軍用のウィームスに装着されたボンクリップ。軍用時計らしいスタイルだが、無骨な雰囲気とは異なり程よく焼けた文字盤によく似合う

ベーシックな14〜16mmくらいのリンク幅を持つボンクリップのブレスは、ドレスウオッチにも合うので何かと使える

レディースサイズ。レディースアンティークに合うブレスはデコラティブでドレッシーなものが多いが、これならシンプルなので日常的に使いやすいだろう

こちらは珍しいゴールドのボンクリップブレス。ゴールド仕様が作られていたことから、もともと軍用として製造されたものではなかったと推察される

 

 ボンクリップのブレスだが、一体なにが注目なのかというと、実はかつてイギリス空軍の軍用時計にも採用されていた由緒正しいブレスなのだ。

 最大の特徴は一般的な金属ブレスのように、いちいちコマを外して長さを調整するのではなく、ブレスに設けられている輪っかにブレスを通し、その輪っか部分を起点として自由にサイズを調整できるというフィッティングシステムにある。

 人の体というのは、気圧の変化や体内の水分量などの影響でむくんだりするため、日々の生活のなかでも常にサイズは変化している。
 例えば、朝に腕時計を着けた時はぴったりだったのに、夕方には緩かったり、逆にキツく感じたりという経験はあるはずだ。

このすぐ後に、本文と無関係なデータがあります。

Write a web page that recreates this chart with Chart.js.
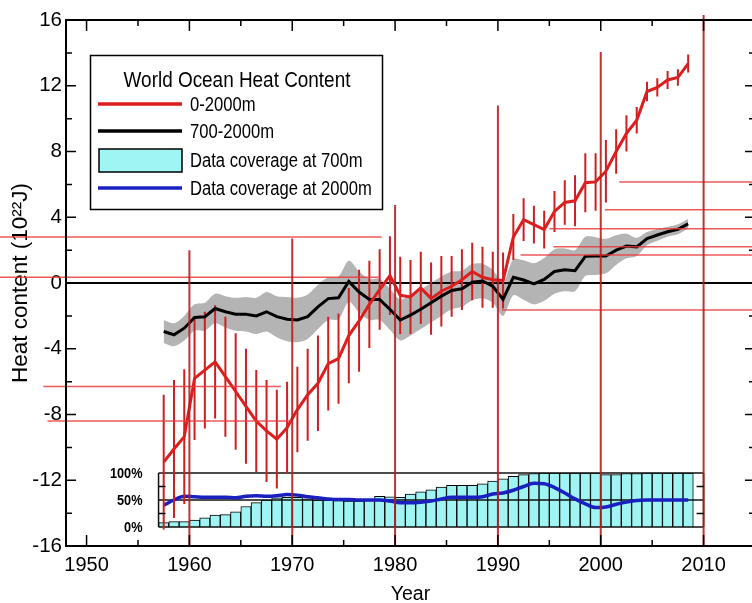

ボンクリップのブレスはこうした微妙なフィット感の調整を容易に行うことができる。

 地上と上空の激しい環境の変化にさらされ、フライトジャケットの袖の上から腕時計を着けることも珍しくないパイロットにとって、フィット感の調整が容易なブレスは非常に便利。この利便性の高さがイギリス空軍の目に留まり、軍用時計のブレスとして採用されることになったわけだ。

 事実、イギリス軍による公式資料のなかには、時計だけでなくボンクリップのブレスにも規格ナンバーが与えられ管理されていたことがわかる記述も残されている。
 ボンクリップのブレスがどのようなかたちで、いつから、どのように運用されたのか、数少ない資料からではその全貌は把握できないが、イギリス空軍に供給された時計としてはIWCのマーク11などが有名だが、20mm、19mm、17.5mm幅の3タイプのブレスが採用されたようだ。

上の画像はマーク11に求められた仕様をまとめた仕様書。マーク11にボンクリップのブレスが装着されている/画像:キュリオスキュリオ

 また、1981年にイギリス国防省が発行した“DEFENCE STANDARD 66-4”のなかにも、ボンクリップのブレスに関する記述が見られることから、少なくとも81年までは正式に軍用として採用されていたと思われる。

 このボンクリップのブレスとは、いったい誰が作ったのだろうか。
 その出自を調べてみると、1930年3月6日にイギリスで、31年6月4日にはドイツで特許が取得されていた。その特許の提出者というのが、ダドリー・ラッセル・ホーウィット(DUDLEY RUSSEL HOWITT)という人物だ。

 特許の取得情報からわかるのは、特許を取得した時点でダドリー・ラッセル・ホーウィットはロンドンのハットンガーデンに拠点をおいていたことくらい。また、ボンクリップのブレスには特許ナンバーとともに“B.H.B. & S”という文字が刻印されている。これはバーミンガムにあったBHブリトン&サンズというジュエリーメーカーを示している。
 同社ではかつて懐中時計用のチェーンを製造していたらしいが、ダドリー・ラッセル・ホーウィットがボンクリップの特許を取得してからおよそ40年以上もボンクリップのブレスを製造。イギリス屈指の懐中時計用チェーン、そしてブレスレットメーカーとなったという。

 軍用として採用されるなど確かな実績を残したボンクリップ。だが、現在はボンクリップのブレスは製造されておらず、アンティークウオッチとともに市場でわずかに見られる程度というのが現状だ。